Problem statement:
Give every line again exactly as it appears, please, but not the pictures.

-- Available data start --

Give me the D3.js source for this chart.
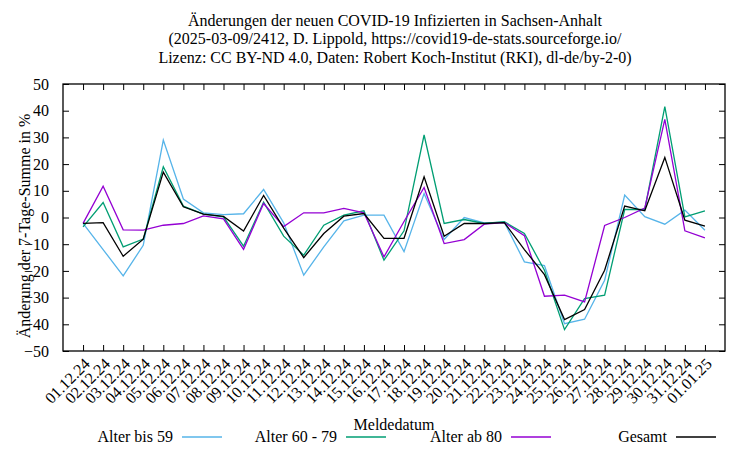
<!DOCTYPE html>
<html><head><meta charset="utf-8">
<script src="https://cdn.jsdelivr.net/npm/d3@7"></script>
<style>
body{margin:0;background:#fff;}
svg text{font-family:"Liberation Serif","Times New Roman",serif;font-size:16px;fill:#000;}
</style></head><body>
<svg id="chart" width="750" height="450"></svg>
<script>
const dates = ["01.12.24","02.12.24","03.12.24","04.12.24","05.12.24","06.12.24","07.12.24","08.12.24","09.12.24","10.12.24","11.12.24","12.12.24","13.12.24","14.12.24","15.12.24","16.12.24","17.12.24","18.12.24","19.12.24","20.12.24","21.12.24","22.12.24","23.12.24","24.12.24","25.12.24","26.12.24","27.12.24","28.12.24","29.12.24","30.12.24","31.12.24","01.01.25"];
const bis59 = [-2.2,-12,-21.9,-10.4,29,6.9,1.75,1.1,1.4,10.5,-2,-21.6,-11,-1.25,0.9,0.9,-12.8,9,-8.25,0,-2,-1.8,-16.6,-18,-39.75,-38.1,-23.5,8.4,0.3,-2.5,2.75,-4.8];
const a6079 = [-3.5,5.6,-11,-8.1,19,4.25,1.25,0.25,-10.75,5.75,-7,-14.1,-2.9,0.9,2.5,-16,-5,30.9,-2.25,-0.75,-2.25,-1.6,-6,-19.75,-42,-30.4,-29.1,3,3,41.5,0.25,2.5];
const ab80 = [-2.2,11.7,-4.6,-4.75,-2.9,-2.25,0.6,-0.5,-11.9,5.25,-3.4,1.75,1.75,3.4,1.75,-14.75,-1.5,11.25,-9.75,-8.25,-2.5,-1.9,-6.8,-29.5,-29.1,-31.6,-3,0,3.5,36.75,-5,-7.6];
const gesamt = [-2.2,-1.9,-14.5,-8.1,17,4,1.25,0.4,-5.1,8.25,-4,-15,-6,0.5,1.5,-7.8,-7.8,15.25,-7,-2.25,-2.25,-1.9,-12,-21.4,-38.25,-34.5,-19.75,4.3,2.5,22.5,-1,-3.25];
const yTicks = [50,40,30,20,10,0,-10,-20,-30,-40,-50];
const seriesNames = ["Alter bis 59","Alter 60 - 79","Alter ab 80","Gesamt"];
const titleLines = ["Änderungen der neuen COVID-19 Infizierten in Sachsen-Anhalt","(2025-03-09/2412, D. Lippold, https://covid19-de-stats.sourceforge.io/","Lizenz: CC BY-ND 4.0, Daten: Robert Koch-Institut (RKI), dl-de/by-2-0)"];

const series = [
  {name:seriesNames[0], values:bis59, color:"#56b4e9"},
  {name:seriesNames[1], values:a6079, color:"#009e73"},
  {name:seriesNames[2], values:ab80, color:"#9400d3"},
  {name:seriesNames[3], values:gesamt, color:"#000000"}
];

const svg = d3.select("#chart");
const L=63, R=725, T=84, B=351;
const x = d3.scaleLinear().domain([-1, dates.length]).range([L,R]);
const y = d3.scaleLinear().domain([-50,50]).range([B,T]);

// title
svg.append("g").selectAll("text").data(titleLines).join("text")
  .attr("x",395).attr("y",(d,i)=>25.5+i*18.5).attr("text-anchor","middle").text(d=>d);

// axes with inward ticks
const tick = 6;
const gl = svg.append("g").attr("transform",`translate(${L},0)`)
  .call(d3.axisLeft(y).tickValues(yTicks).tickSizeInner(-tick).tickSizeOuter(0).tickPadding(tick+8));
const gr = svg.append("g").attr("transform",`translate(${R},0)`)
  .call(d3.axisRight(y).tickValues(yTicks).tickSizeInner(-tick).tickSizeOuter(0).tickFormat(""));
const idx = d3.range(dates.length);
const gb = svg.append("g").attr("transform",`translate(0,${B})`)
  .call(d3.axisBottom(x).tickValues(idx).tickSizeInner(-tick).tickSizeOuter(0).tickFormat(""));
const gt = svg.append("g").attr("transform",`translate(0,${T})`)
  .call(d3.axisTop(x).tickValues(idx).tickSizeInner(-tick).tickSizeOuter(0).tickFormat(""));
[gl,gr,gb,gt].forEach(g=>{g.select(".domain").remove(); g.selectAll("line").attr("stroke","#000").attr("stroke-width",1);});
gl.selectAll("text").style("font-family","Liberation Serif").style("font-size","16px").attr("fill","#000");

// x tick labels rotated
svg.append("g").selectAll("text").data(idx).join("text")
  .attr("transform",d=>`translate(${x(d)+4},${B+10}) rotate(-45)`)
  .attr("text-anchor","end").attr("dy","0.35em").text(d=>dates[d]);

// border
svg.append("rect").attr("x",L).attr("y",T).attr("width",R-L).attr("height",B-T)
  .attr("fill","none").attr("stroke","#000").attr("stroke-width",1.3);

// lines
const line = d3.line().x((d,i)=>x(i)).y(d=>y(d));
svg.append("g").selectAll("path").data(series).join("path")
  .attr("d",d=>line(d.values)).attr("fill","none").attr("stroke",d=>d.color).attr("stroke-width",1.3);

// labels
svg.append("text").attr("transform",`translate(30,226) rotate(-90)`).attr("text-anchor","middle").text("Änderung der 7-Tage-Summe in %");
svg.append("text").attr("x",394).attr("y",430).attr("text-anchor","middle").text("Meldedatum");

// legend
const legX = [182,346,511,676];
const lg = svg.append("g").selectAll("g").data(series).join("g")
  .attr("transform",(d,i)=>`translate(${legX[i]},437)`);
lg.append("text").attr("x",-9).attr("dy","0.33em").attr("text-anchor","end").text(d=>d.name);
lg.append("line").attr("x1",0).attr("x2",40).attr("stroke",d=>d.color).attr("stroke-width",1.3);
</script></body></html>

-- Available data end --

Complete answer:
Give me the D3.js source for this chart.
<!DOCTYPE html>
<html><head><meta charset="utf-8">
<script src="https://cdn.jsdelivr.net/npm/d3@7"></script>
<style>
body{margin:0;background:#fff;}
svg text{font-family:"Liberation Serif","Times New Roman",serif;font-size:16px;fill:#000;}
</style></head><body>
<svg id="chart" width="750" height="450"></svg>
<script>
const dates = ["01.12.24","02.12.24","03.12.24","04.12.24","05.12.24","06.12.24","07.12.24","08.12.24","09.12.24","10.12.24","11.12.24","12.12.24","13.12.24","14.12.24","15.12.24","16.12.24","17.12.24","18.12.24","19.12.24","20.12.24","21.12.24","22.12.24","23.12.24","24.12.24","25.12.24","26.12.24","27.12.24","28.12.24","29.12.24","30.12.24","31.12.24","01.01.25"];
const bis59 = [-2.2,-12,-21.9,-10.4,29,6.9,1.75,1.1,1.4,10.5,-2,-21.6,-11,-1.25,0.9,0.9,-12.8,9,-8.25,0,-2,-1.8,-16.6,-18,-39.75,-38.1,-23.5,8.4,0.3,-2.5,2.75,-4.8];
const a6079 = [-3.5,5.6,-11,-8.1,19,4.25,1.25,0.25,-10.75,5.75,-7,-14.1,-2.9,0.9,2.5,-16,-5,30.9,-2.25,-0.75,-2.25,-1.6,-6,-19.75,-42,-30.4,-29.1,3,3,41.5,0.25,2.5];
const ab80 = [-2.2,11.7,-4.6,-4.75,-2.9,-2.25,0.6,-0.5,-11.9,5.25,-3.4,1.75,1.75,3.4,1.75,-14.75,-1.5,11.25,-9.75,-8.25,-2.5,-1.9,-6.8,-29.5,-29.1,-31.6,-3,0,3.5,36.75,-5,-7.6];
const gesamt = [-2.2,-1.9,-14.5,-8.1,17,4,1.25,0.4,-5.1,8.25,-4,-15,-6,0.5,1.5,-7.8,-7.8,15.25,-7,-2.25,-2.25,-1.9,-12,-21.4,-38.25,-34.5,-19.75,4.3,2.5,22.5,-1,-3.25];
const yTicks = [50,40,30,20,10,0,-10,-20,-30,-40,-50];
const seriesNames = ["Alter bis 59","Alter 60 - 79","Alter ab 80","Gesamt"];
const titleLines = ["Änderungen der neuen COVID-19 Infizierten in Sachsen-Anhalt","(2025-03-09/2412, D. Lippold, https://covid19-de-stats.sourceforge.io/","Lizenz: CC BY-ND 4.0, Daten: Robert Koch-Institut (RKI), dl-de/by-2-0)"];

const series = [
  {name:seriesNames[0], values:bis59, color:"#56b4e9"},
  {name:seriesNames[1], values:a6079, color:"#009e73"},
  {name:seriesNames[2], values:ab80, color:"#9400d3"},
  {name:seriesNames[3], values:gesamt, color:"#000000"}
];

const svg = d3.select("#chart");
const L=63, R=725, T=84, B=351;
const x = d3.scaleLinear().domain([-1, dates.length]).range([L,R]);
const y = d3.scaleLinear().domain([-50,50]).range([B,T]);

// title
svg.append("g").selectAll("text").data(titleLines).join("text")
  .attr("x",395).attr("y",(d,i)=>25.5+i*18.5).attr("text-anchor","middle").text(d=>d);

// axes with inward ticks
const tick = 6;
const gl = svg.append("g").attr("transform",`translate(${L},0)`)
  .call(d3.axisLeft(y).tickValues(yTicks).tickSizeInner(-tick).tickSizeOuter(0).tickPadding(tick+8));
const gr = svg.append("g").attr("transform",`translate(${R},0)`)
  .call(d3.axisRight(y).tickValues(yTicks).tickSizeInner(-tick).tickSizeOuter(0).tickFormat(""));
const idx = d3.range(dates.length);
const gb = svg.append("g").attr("transform",`translate(0,${B})`)
  .call(d3.axisBottom(x).tickValues(idx).tickSizeInner(-tick).tickSizeOuter(0).tickFormat(""));
const gt = svg.append("g").attr("transform",`translate(0,${T})`)
  .call(d3.axisTop(x).tickValues(idx).tickSizeInner(-tick).tickSizeOuter(0).tickFormat(""));
[gl,gr,gb,gt].forEach(g=>{g.select(".domain").remove(); g.selectAll("line").attr("stroke","#000").attr("stroke-width",1);});
gl.selectAll("text").style("font-family","Liberation Serif").style("font-size","16px").attr("fill","#000");

// x tick labels rotated
svg.append("g").selectAll("text").data(idx).join("text")
  .attr("transform",d=>`translate(${x(d)+4},${B+10}) rotate(-45)`)
  .attr("text-anchor","end").attr("dy","0.35em").text(d=>dates[d]);

// border
svg.append("rect").attr("x",L).attr("y",T).attr("width",R-L).attr("height",B-T)
  .attr("fill","none").attr("stroke","#000").attr("stroke-width",1.3);

// lines
const line = d3.line().x((d,i)=>x(i)).y(d=>y(d));
svg.append("g").selectAll("path").data(series).join("path")
  .attr("d",d=>line(d.values)).attr("fill","none").attr("stroke",d=>d.color).attr("stroke-width",1.3);

// labels
svg.append("text").attr("transform",`translate(30,226) rotate(-90)`).attr("text-anchor","middle").text("Änderung der 7-Tage-Summe in %");
svg.append("text").attr("x",394).attr("y",430).attr("text-anchor","middle").text("Meldedatum");

// legend
const legX = [182,346,511,676];
const lg = svg.append("g").selectAll("g").data(series).join("g")
  .attr("transform",(d,i)=>`translate(${legX[i]},437)`);
lg.append("text").attr("x",-9).attr("dy","0.33em").attr("text-anchor","end").text(d=>d.name);
lg.append("line").attr("x1",0).attr("x2",40).attr("stroke",d=>d.color).attr("stroke-width",1.3);
</script></body></html>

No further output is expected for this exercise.